Tethered drone technology provides insight into the evolving bills-of-materials for new generations of flying machines.

A Japanese engineering company, Fukaden Corporation, is enabling humanitarian efforts by providing power for mobile communication base stations designed into their tethered drones. These lightweight, portable drones can be deployed by first responders to deliver near-instant communication capabilities.

Fukaden has demonstrated its Power Control BOX II main power supply unit, which delivers power via a tether to the drone. It enables 1kW of power to be delivered up to 150m.

Also, power can be scaled by using units in parallel to triple the power to 3kW, providing cellular service to a 10km diameter.

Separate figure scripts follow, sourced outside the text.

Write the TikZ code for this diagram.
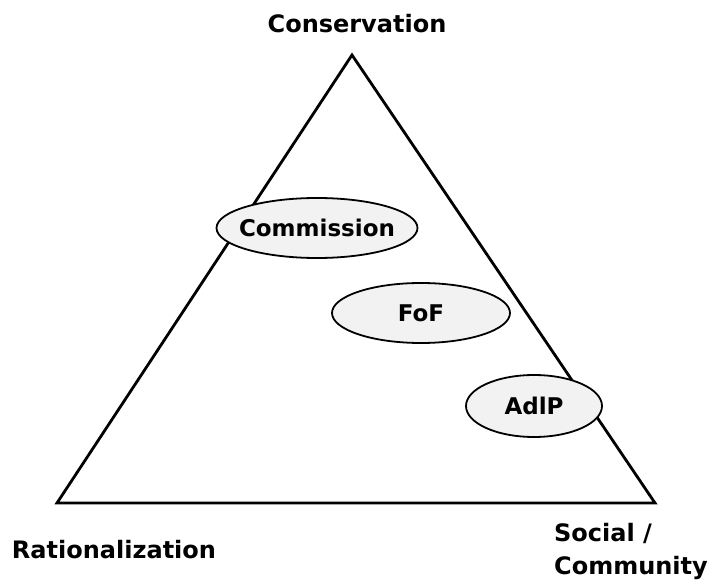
\documentclass[tikz,border=0pt]{standalone}
\usepackage{fontspec}
\setmainfont{DejaVu Sans}
\usetikzlibrary{shapes.geometric}
\definecolor{oval-fill}{HTML}{F2F2F2}

\begin{document}
\begin{tikzpicture}[x=1pt, y=-1pt,
    every node/.style={font=\bfseries\fontsize{24}{33}\selectfont},
    oval/.style={draw, ellipse, line width=1.8pt, fill=oval-fill,
      inner xsep=-30pt, inner ysep=0pt,
      font=\bfseries\fontsize{23}{28}\selectfont}]
  \useasboundingbox (0,0) rectangle (716,580);
  % corners of the triangle
  \coordinate (top) at (352, 55);
  \coordinate (left) at (57, 503);
  \coordinate (right) at (655, 503);
  \draw[line width=2.8pt, line join=miter] (top) -- (left) -- (right) -- cycle;
  % actors
  \node[oval, minimum width=201pt, minimum height=60pt] (com) at (317, 228)
    {Commission};
  \node[oval, minimum width=178pt, minimum height=60pt] (fof) at (421, 313)
    {FoF};
  \node[oval, minimum width=136pt, minimum height=62pt] (adlp) at (534, 406)
    {AdlP};
  % poles
  \node (cons) at (357, 24) {Conservation};
  \node (rat) at (114, 550) {Rationalization};
  \node[align=left, anchor=west, inner sep=0pt] (soc) at (554, 551) {Social /\\Community};
\end{tikzpicture}
\end{document}
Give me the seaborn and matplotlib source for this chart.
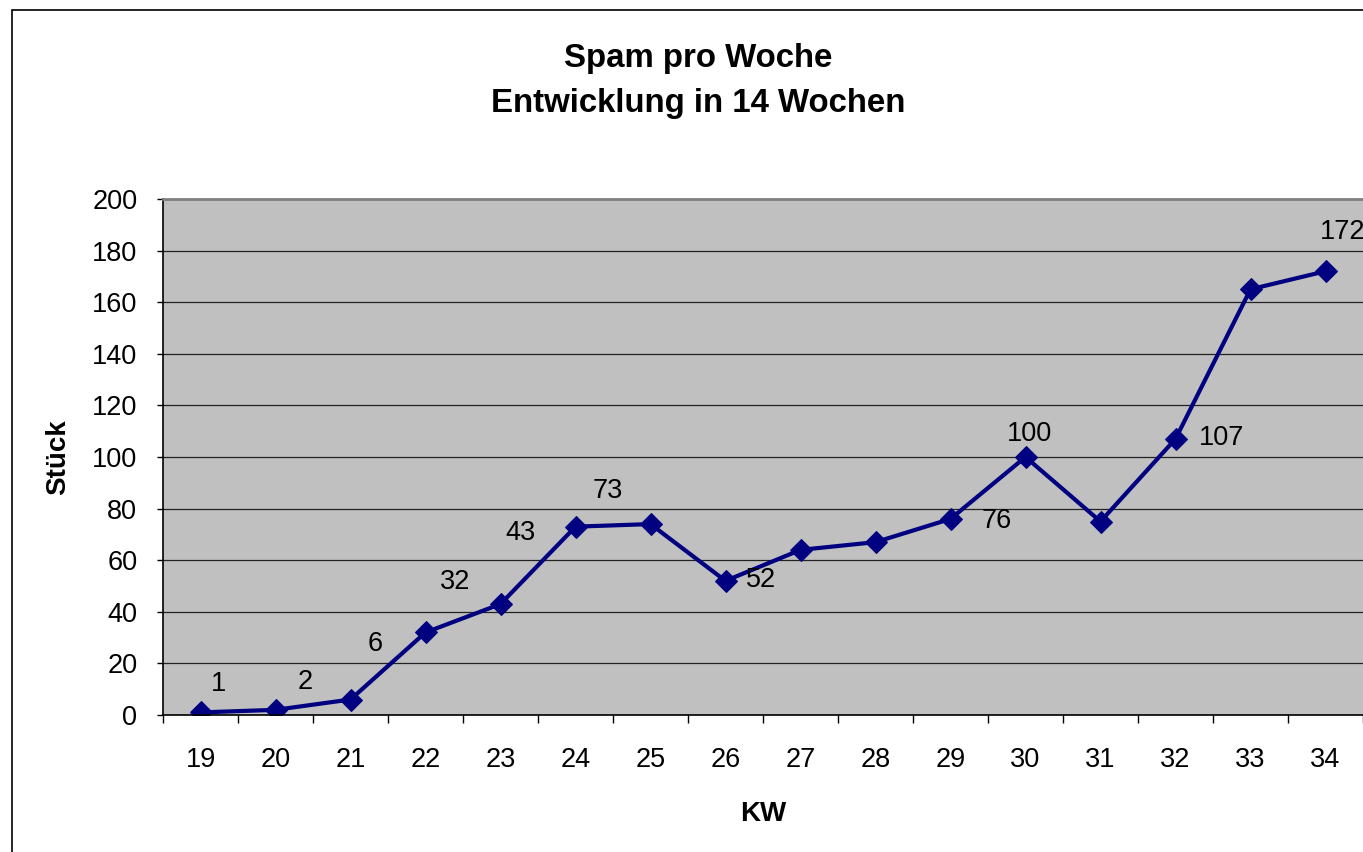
import matplotlib
matplotlib.use('Agg')
from matplotlib import pyplot as plt
from matplotlib.patches import Rectangle
import pandas as pd
import seaborn as sns

kw = [19, 20, 21, 22, 23, 24, 25, 26, 27, 28, 29, 30, 31, 32, 33, 34]
stueck = [1, 2, 6, 32, 43, 73, 74, 52, 64, 67, 76, 100, 75, 107, 165, 172]
# which points carry a value label
labelled = [19, 20, 21, 22, 23, 24, 26, 29, 30, 32, 34]

# label offsets in pixels (dx, dy) relative to the point
label_offsets = {19: (18, 28), 20: (30, 28), 21: (25, 56), 22: (30, 50),
                 23: (20, 71), 24: (32, 36), 26: (36, 1), 29: (46, -2),
                 30: (4, 23), 32: (46, 1), 34: (17, 39)}

df = pd.DataFrame({'KW': kw, 'Stück': stueck})

sns.set_style('white')
plt.rcParams['font.family'] = ['Liberation Sans', 'DejaVu Sans']
plt.rcParams['text.color'] = 'black'
plt.rcParams['axes.labelcolor'] = 'black'
plt.rcParams['xtick.color'] = 'black'
plt.rcParams['ytick.color'] = 'black'

fig = plt.figure(figsize=(13.63, 8.52), dpi=100)
axes = fig.add_axes([163/1363, 1 - 715/852, 1 - 163/1363, (715 - 199)/852])
axes.set_facecolor('#C0C0C0')

# outer chart border
fig.patches.append(Rectangle((12/1363, -0.1), 1.2, 1.1 - 10/852, transform=fig.transFigure,
                             fill=False, edgecolor='black', linewidth=1.2))

sns.lineplot(data=df, x='KW', y='Stück', ax=axes, color='#000080', linewidth=3,
             marker='D', markersize=11, markeredgecolor='#000080')

for k, v in zip(kw, stueck):
    if k in labelled:
        dx, dy = label_offsets[k]
        axes.annotate(str(v), (k, v), xytext=(dx, dy), textcoords='offset pixels',
                      ha='center', va='center', fontsize=19.5, color='black')

axes.set_xlim(kw[0] - 0.5, kw[-1] + 0.5)
axes.set_ylim(0, 200)
axes.set_yticks(range(0, 201, 20))
axes.set_xticks(kw)
axes.set_xticks([k - 0.5 for k in kw] + [kw[-1] + 0.5], minor=True)
axes.tick_params(axis='x', which='major', length=0, pad=23, labelsize=19.5)
axes.tick_params(axis='x', which='minor', length=6, direction='out', width=1, color='black',
                 bottom=True)
axes.tick_params(axis='y', length=4.5, direction='out', width=1, color='black', pad=14,
                 labelsize=19.5, left=True)
axes.grid(axis='y', color='#222222', linewidth=0.9)
axes.set_axisbelow(True)

for s in ['left', 'bottom']:
    axes.spines[s].set_color('black')
    axes.spines[s].set_linewidth(1.2)
axes.spines['top'].set_color('#808080')
axes.spines['top'].set_linewidth(2)
axes.spines['right'].set_visible(False)

axes.set_xlabel('KW', fontsize=20, fontweight='bold', labelpad=20)
axes.set_ylabel('Stück', fontsize=20, fontweight='bold', labelpad=15)

fig.text(698/1363, 1 - 81/852, 'Spam pro Woche\nEntwicklung in 14 Wochen', ha='center',
         va='center', fontsize=23.8, fontweight='bold', linespacing=1.6)

fig.savefig('out.png', dpi=100)
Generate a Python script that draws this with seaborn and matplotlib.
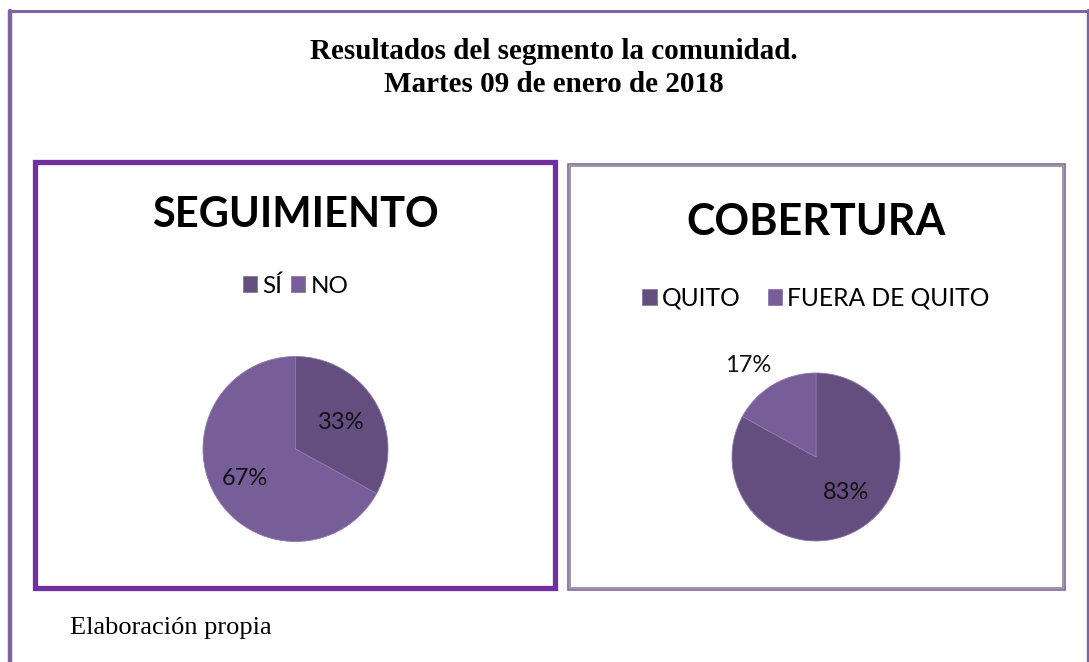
import numpy as np
import matplotlib
matplotlib.use("Agg")
import matplotlib.pyplot as plt
import seaborn as sns
from matplotlib.patches import Rectangle
from matplotlib.lines import Line2D

# ---------------- data ----------------
main_title = "Resultados del segmento la comunidad.\nMartes 09 de enero de 2018"
footer = "Elaboración propia"

seg_title = "SEGUIMIENTO"
seg_labels = ["SÍ", "NO"]
seg_values = [33, 67]

cob_title = "COBERTURA"
cob_labels = ["QUITO", "FUERA DE QUITO"]
cob_values = [83, 17]

dark_purple = "#634E7F"
light_purple = "#785E98"
palette = [dark_purple, light_purple]

# ---------------- style ----------------
sns.set_theme(style="white")
plt.rcParams["font.family"] = ["Lato", "DejaVu Sans"]
plt.rcParams["text.color"] = "black"

W, H = 1089, 662
fig = plt.figure(figsize=(W / 100, H / 100), dpi=100)
fig.patch.set_facecolor("white")


def fx(x):
    return x / W


def fy(y):
    return 1 - y / H


def frame_rect(x0, y0, x1, y1, color, lw):
    fig.patches.append(Rectangle((fx(x0), fy(y1)), fx(x1) - fx(x0), fy(y0) - fy(y1),
                                 transform=fig.transFigure, fill=False,
                                 edgecolor=color, linewidth=lw, joinstyle="miter"))


# outer page frame (left, top, right only)
outer_col = "#8064A2"
fig.lines.append(Line2D([fx(10), fx(10)], [fy(11), 0], transform=fig.transFigure,
                        color=outer_col, linewidth=3.2))
fig.lines.append(Line2D([fx(8.5), fx(1087.5)], [fy(11), fy(11)], transform=fig.transFigure,
                        color=outer_col, linewidth=2.2))
fig.lines.append(Line2D([fx(1087.5), fx(1087.5)], [fy(10), 0], transform=fig.transFigure,
                        color=outer_col, linewidth=2.4))

# panel boxes
frame_rect(34.5, 161.5, 554.5, 587.5, "#7030A0", 3.8)
frame_rect(567.5, 164.5, 1065, 590, "#8064A2", 1.2)
frame_rect(569.5, 166, 1063, 588, "#9A9A9A", 1.4)

# titles
fig.text(fx(554), fy(68), main_title, ha="center", va="center",
         fontsize=21, fontweight="bold", family=["Liberation Serif", "DejaVu Serif"],
         linespacing=1.28, color="black")
fig.text(fx(70), fy(628), footer, ha="left", va="center",
         fontsize=19, family=["Liberation Serif", "DejaVu Serif"], color="black")


def draw_pie(cx, cy, r, values, labels, title, title_y, legend_y, legend_fs,
             colsp, label_dists, label_shift, title_fs):
    ax = fig.add_axes([fx(cx - r), fy(cy + r), 2 * r / W, 2 * r / H])
    wedges, texts, autotexts = ax.pie(
        values, colors=palette, startangle=90, counterclock=False,
        autopct="%1.0f%%", pctdistance=0.6,
        wedgeprops=dict(edgecolor="#8C78A8", linewidth=0.6),
        textprops=dict(fontsize=17, color="#111111"))
    for w, t, d, s in zip(wedges, autotexts, label_dists, label_shift):
        mid = np.deg2rad((w.theta1 + w.theta2) / 2 + s)
        t.set_position((d * np.cos(mid), d * np.sin(mid)))
    ax.set_xlim(-1, 1)
    ax.set_ylim(-1, 1)
    ax.axis("off")
    fig.text(fx(cx), fy(title_y), title, ha="center", va="center",
             fontsize=title_fs, fontweight="bold", color="black")
    fig.legend(wedges, labels, loc="center", bbox_to_anchor=(fx(cx), fy(legend_y)),
               bbox_transform=fig.transFigure, ncol=2, frameon=False,
               fontsize=legend_fs, handlelength=0.6, handleheight=0.6,
               handletextpad=0.2, columnspacing=colsp, borderpad=0,
               labelcolor="black")
    return ax


draw_pie(295.5, 449, 92.5, seg_values, seg_labels, seg_title, 215, 286, 17.5, 0.35,
         [0.57, 0.63], [0, 0], 30)
draw_pie(816, 457, 84, cob_values, cob_labels, cob_title, 222, 298, 17.7, 1.1,
         [0.55, 1.36], [10, 6], 31)

fig.savefig("out.png", dpi=100, facecolor="white")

Historically, the drawback of tethered drones was the thickness and weight of the power cable. Long, heavy cable adds weight creating more drag, which requires more power and limits the ability to add new drone features, such as sensors or high-resolution cameras.

Fukaden drones require 1kW to 5kW and increasing the supply from 24V to 370V reduces supply current by 15x. This allows thinner tether cable, which reduces the weight of the 1kW tether cable by more than 10x, from 125g to 11.1g per meter.
Running 370V requires a high density, lighter DCDC converter module in the drone to step the power down to 24V for the drive motor. The initial converter design was heavy and required too much space. So, the company replaced the converter with a Vicor DCM power module.

The Vicor DCM is an isolated DCDC converter module that uses high-frequency, zero-voltage switching (ZVS) technology and is characterized by high conversion efficiency and high output-power density. The DCM reduced the volume by 75 per cent and weight by more than 50 per cent.